Irish Election Exit Polls Point To Hammering For Coalition

Irish Election Exit Polls Point To Hammering For Coalition

Exit polls in the Irish general election have shown the outgoing coalition government has taken a hammering.

With the counting of around two million votes to begin in a few hours, the ballot is set to throw up the most diverse Dail parliament since the foundation of the state more than 90 years ago.

The outgoing Fine Gael/Labour partnership suffered huge losses, the polls showed.

Fianna Fail, Sinn Fein, Independents, smaller parties and newcomers all made significant gains, according to the survey of people leaving polling stations by pollsters Ipsos MRBI for the Irish Times and by Behaviour and Attitudes for state broadcaster RTE.

The first showed Fine Gael on 26.1% of first preference votes; Labour on 7.8%; Fianna Fail on 22.9%; Sinn Fein on 14.9%; Anti Austerity Alliance/People Before Profit on 3.6%; Greens on 3.5%; Social Democrats on 2.8%; Renua on 2.6%; and others on 16.1%.

RTE's showed Fine Gael on 24.8% of first preference votes; Labour on 7.1%; Fianna Fail on 21.1%; Sinn Fein on 16%; Anti Austerity Alliance/People Before Profit on 4.7%; Greens on 3.6%; Social Democrats on 3.7%; Renua on 2.4%; Independents on 11%; and the formal Independent Alliance on 3%.

The results will ask serious questions of Fine Gael leader and outgoing Taoiseach Enda Kenny over how he blew such goodwill and a big majority after the party's best ever election result in 2011.

Labour leader and outgoing Tanaiste Joan Burton first has the massive hurdle of retaining her seat before questions will turn to her leadership and choices in government.

However, the figures come with a health warning, given Ireland's unusual and complex single transferable vote system.
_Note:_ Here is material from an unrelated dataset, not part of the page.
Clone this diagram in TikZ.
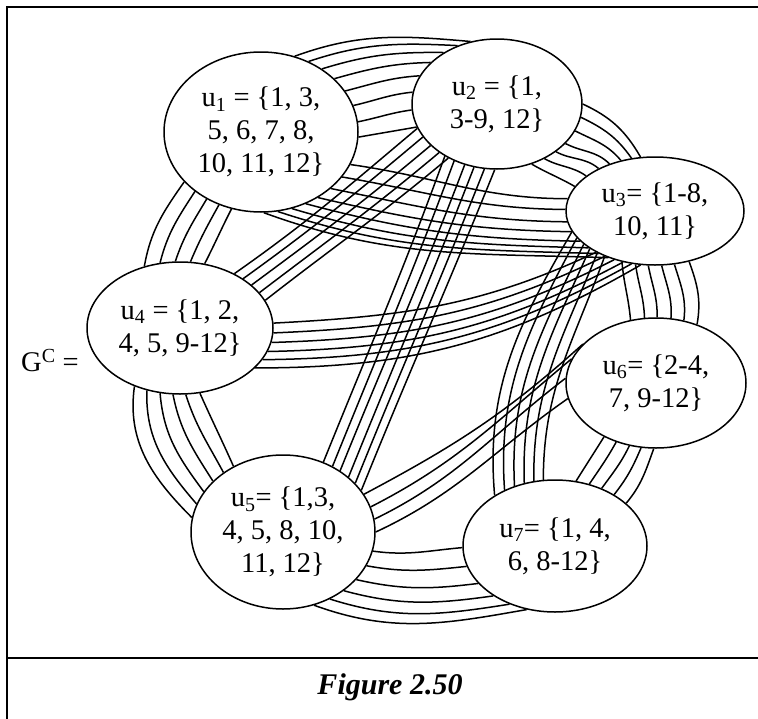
\documentclass[tikz,border=0pt]{standalone}
\usepackage{fontspec}
\setmainfont{Liberation Serif}
\usetikzlibrary{shapes.geometric}
\pgfdeclarelayer{bg}
\pgfsetlayers{bg,main}
\begin{document}
\begin{tikzpicture}[x=1pt,y=1pt,
  vtx/.style={draw, ellipse, line width=1.5pt, fill=white, inner sep=0pt, align=center,
              font=\fontsize{28.5}{33}\selectfont},
  edge/.style={line width=1.5pt},
  frame/.style={line width=2pt}]
\useasboundingbox (0,0) rectangle (758,-718);
\draw[frame] (7,-725) -- (7,-7) -- (765,-7);
\draw[frame] (7,-658) -- (765,-658);
\node[vtx, minimum width=194pt, minimum height=160pt] (u1) at (261,-132) {u\textsubscript{1} = \{1, 3,\\5, 6, 7, 8,\\10, 11, 12\}};
\node[vtx, minimum width=170pt, minimum height=130pt] (u2) at (497,-104) {u\textsubscript{2} = \{1,\\3-9, 12\}};
\node[vtx, minimum width=178pt, minimum height=108pt] (u3) at (655,-211) {u\textsubscript{3}= \{1-8,\\10, 11\}};
\node[vtx, minimum width=186pt, minimum height=132pt] (u4) at (180,-328) {u\textsubscript{4} = \{1, 2,\\4, 5, 9-12\}};
\node[vtx, minimum width=184pt, minimum height=154pt] (u5) at (283,-532) {u\textsubscript{5}= \{1,3,\\4, 5, 8, 10,\\11, 12\}};
\node[vtx, minimum width=180pt, minimum height=130pt] (u6) at (656,-383) {u\textsubscript{6}= \{2-4,\\7, 9-12\}};
\node[vtx, minimum width=184pt, minimum height=132pt] (u7) at (555,-546) {u\textsubscript{7}= \{1, 4,\\6, 8-12\}};
\node[font=\fontsize{28.5}{33}\selectfont] (gc) at (50,-361) {G\textsuperscript{C} =};
\node[font=\fontsize{30}{34}\selectfont\bfseries\itshape] (cap) at (390,-687) {Figure 2.50};
\begin{pgfonlayer}{bg}
\foreach \a/\as/\ae/\b/\bs/\be/\n/\os/\oe/\is/\ie in {
  u1/66/-3/u2/113/196/8/20/10/175/190,
  u1/-20/-88/u3/172/225/8/-8/-20/180/178,
  u1/213/249/u4/120/69/5/235/243/80/63,
  u2/0/-60/u3/105/163/7/-25/-30/120/150,
  u2/197/228/u4/45/18/5/220/220/35/38,
  u2/225/268/u5/60/28/6/250/248/68/68,
  u4/3/-28/u3/215/255/6/3/0/205/210,
  u3/237/304/u6/112/55/6/275/290/95/80,
  u3/194/222/u7/140/100/6/240/250/95/90,
  u4/232/287/u5/171/127/6/262/294/135/114,
  u5/25/0/u6/152/190/4/28/25/222/215,
  u5/-12/-67/u7/181/246/6/-8/-20/185/190,
  u6/226/268/u7/72/31/5/238/250/58/50}
{
  \foreach \k in {1,...,\n}{
    \pgfmathsetmacro\myt{(\k-1)/(\n-1)}
    \pgfmathtruncatemacro\mA{\as+\myt*(\ae-\as)}
    \pgfmathtruncatemacro\mB{\bs+\myt*(\be-\bs)}
    \pgfmathsetmacro\mO{\os+\myt*(\oe-\os)}
    \pgfmathsetmacro\mI{\is+\myt*(\ie-\is)}
    \draw[edge] (\a.\mA) to[out=\mO,in=\mI] (\b.\mB);
  }
}
\end{pgfonlayer}
\end{tikzpicture}
\end{document}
It points to a hung parliament, with the voter schism threatening to blow apart a duopoly enjoyed for more than 80 years by Fine Gael and Fianna Fail, which swapped power for generations.

There is also the prospect of a minority government taking power or a previously unthinkable coalition between the old civil war parties bringing the curtain down on decades of bitter rivalry in time for the 1916 Easter Rising centenary.

But seasoned commentators warn about the instability of such a scenario, not to mention it was adamantly ruled out by all of the senior figures in both parties during the lacklustre campaign.

Such a groundbreaking shift could also open the first definitive right/left divide in the Dail.

Another scenario is the possibility of a rainbow coalition of Fine Gael, Labour and some smaller parties but looking at the numbers it would involve a hotchpotch of members in order to reach the magic working majority of around 80 seats.

More than 550 candidates fought in 40 constituencies to become one of just 158 TDs - eight seats fewer than the 2011 election when Fine Gael and Labour took office promising a democratic revolution.

Once a clear picture emerges from the weekend counting of votes, the parties will have until March 10 - when the Dail is scheduled to resume - to forge a power-sharing deal.

The spectre of a second election will loom over any uncertainty.

As polling stations closed at 10pm on Friday, political parties were estimating around two thirds of the 3.3 million-strong electorate voted.